*THE EXERCISE*:
Restate, exactly and without pictures, the lines from the start of the listing below through the line holding "return (B - p) / (B - T)".

#####

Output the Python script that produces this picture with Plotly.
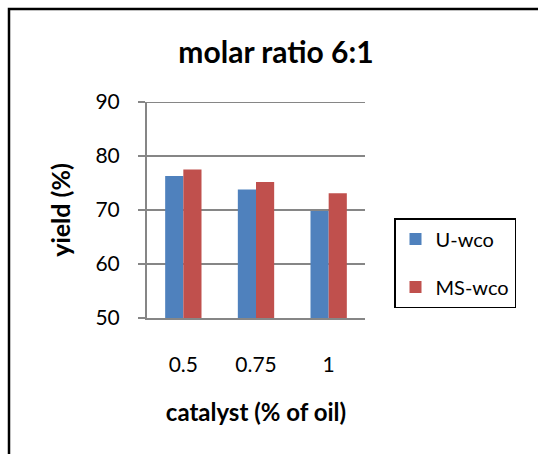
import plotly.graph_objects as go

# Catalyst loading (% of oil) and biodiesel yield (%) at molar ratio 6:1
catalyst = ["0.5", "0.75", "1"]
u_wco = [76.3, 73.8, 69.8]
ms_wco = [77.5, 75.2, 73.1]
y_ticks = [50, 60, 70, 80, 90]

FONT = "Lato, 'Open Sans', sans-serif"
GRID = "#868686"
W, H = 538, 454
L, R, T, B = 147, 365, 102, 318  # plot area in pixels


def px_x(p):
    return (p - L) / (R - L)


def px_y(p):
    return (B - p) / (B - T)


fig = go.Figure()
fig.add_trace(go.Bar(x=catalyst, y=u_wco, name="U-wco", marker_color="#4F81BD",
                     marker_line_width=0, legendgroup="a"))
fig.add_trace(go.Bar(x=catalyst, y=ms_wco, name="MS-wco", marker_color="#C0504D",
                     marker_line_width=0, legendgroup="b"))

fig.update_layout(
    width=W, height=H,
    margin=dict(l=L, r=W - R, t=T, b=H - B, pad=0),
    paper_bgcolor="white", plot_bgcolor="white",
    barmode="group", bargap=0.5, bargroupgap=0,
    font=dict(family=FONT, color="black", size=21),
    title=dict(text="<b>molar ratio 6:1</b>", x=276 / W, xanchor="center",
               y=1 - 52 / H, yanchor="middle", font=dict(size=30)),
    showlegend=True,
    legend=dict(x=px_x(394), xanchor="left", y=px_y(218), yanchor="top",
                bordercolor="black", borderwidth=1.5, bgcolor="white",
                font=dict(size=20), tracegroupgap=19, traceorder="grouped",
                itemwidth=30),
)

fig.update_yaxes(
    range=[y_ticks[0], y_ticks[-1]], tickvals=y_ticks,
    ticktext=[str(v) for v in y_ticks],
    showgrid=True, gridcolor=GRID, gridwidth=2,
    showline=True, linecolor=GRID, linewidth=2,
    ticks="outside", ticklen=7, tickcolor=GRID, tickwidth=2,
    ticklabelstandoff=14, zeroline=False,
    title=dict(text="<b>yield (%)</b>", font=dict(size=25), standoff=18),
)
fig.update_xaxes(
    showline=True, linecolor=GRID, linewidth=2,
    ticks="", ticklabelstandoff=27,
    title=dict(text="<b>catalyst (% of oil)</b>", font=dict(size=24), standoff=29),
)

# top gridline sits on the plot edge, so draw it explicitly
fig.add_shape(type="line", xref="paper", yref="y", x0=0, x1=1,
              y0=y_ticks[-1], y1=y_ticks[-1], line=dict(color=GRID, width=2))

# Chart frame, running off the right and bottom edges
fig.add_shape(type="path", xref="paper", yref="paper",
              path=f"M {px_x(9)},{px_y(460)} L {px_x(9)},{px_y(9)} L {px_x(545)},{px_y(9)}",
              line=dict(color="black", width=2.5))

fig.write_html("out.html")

#####

*SOLUTION TO THIS TASK*:
Output the Python script that produces this picture with Plotly.
import plotly.graph_objects as go

# Catalyst loading (% of oil) and biodiesel yield (%) at molar ratio 6:1
catalyst = ["0.5", "0.75", "1"]
u_wco = [76.3, 73.8, 69.8]
ms_wco = [77.5, 75.2, 73.1]
y_ticks = [50, 60, 70, 80, 90]

FONT = "Lato, 'Open Sans', sans-serif"
GRID = "#868686"
W, H = 538, 454
L, R, T, B = 147, 365, 102, 318  # plot area in pixels


def px_x(p):
    return (p - L) / (R - L)


def px_y(p):
    return (B - p) / (B - T)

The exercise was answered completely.